--- What to produce ---
How many of the lines that follow contain the word "React"? Give only the number.

--- Recorded information ---
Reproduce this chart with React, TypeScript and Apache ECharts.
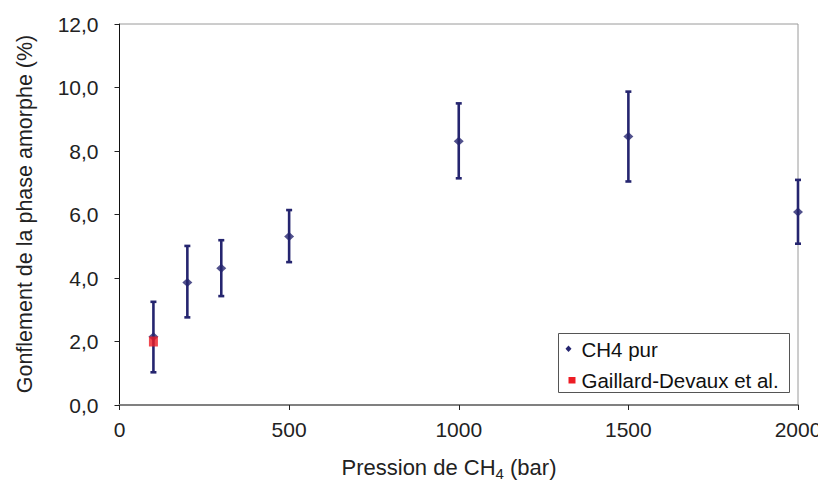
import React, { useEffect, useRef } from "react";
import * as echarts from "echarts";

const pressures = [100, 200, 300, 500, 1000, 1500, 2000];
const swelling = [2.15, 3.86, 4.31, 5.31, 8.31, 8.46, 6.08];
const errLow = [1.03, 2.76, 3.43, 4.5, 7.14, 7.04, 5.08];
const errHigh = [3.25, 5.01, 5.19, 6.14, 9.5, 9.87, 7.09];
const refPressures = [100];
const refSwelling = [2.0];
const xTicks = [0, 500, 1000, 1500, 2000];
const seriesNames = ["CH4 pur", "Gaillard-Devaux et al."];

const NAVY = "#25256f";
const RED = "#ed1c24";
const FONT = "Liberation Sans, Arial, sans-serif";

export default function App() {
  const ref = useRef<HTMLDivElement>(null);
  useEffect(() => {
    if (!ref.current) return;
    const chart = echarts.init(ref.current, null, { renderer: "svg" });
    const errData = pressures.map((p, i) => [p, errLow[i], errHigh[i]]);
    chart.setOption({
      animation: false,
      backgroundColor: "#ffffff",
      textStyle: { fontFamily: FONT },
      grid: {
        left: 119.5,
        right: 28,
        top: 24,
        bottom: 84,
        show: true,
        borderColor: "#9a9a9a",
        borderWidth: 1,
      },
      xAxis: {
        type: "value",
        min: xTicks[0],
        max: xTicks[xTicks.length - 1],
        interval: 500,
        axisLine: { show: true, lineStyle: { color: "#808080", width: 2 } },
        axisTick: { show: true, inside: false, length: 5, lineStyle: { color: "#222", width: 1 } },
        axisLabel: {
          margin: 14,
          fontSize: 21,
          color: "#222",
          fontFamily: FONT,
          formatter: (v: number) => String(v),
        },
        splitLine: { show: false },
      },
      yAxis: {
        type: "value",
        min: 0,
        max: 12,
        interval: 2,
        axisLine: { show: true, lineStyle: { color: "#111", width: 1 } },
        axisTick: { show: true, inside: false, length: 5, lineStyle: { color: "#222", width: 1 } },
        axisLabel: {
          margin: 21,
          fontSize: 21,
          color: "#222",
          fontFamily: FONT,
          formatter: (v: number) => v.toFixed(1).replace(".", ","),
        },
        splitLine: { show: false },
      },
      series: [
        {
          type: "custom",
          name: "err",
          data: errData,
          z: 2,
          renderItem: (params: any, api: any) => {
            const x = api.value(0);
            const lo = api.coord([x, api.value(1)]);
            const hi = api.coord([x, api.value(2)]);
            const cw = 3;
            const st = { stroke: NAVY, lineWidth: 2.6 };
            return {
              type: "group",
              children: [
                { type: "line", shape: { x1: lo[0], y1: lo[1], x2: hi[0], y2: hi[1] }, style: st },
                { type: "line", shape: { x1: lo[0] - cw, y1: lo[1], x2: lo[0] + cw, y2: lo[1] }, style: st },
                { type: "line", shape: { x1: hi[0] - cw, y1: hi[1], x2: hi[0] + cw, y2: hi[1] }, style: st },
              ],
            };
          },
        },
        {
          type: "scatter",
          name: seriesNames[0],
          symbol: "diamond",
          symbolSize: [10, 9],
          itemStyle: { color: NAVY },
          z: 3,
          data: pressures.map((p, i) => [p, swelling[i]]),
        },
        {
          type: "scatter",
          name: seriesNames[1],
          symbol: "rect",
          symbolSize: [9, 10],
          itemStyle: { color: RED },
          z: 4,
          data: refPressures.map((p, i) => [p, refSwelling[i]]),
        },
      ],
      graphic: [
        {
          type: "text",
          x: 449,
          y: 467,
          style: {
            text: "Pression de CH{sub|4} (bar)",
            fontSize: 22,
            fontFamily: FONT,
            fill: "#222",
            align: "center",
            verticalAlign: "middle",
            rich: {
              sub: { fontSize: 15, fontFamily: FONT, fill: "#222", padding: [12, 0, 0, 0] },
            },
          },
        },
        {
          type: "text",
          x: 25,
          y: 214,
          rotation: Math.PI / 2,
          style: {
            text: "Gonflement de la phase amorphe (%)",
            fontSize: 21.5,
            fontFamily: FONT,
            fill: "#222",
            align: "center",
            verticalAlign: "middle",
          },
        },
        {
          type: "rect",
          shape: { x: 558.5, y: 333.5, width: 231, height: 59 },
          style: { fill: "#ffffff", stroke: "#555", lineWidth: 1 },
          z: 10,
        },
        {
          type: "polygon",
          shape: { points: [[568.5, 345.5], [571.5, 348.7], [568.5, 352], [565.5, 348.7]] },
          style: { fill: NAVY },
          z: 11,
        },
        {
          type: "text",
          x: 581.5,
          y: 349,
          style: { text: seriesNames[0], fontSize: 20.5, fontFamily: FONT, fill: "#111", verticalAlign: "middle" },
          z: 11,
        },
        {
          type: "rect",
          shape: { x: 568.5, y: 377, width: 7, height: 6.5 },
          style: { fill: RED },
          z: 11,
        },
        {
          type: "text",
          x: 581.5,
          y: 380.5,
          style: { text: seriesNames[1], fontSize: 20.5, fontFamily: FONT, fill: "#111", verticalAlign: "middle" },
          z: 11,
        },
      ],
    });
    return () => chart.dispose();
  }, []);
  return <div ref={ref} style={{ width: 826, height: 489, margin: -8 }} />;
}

--- Result of the task ---
2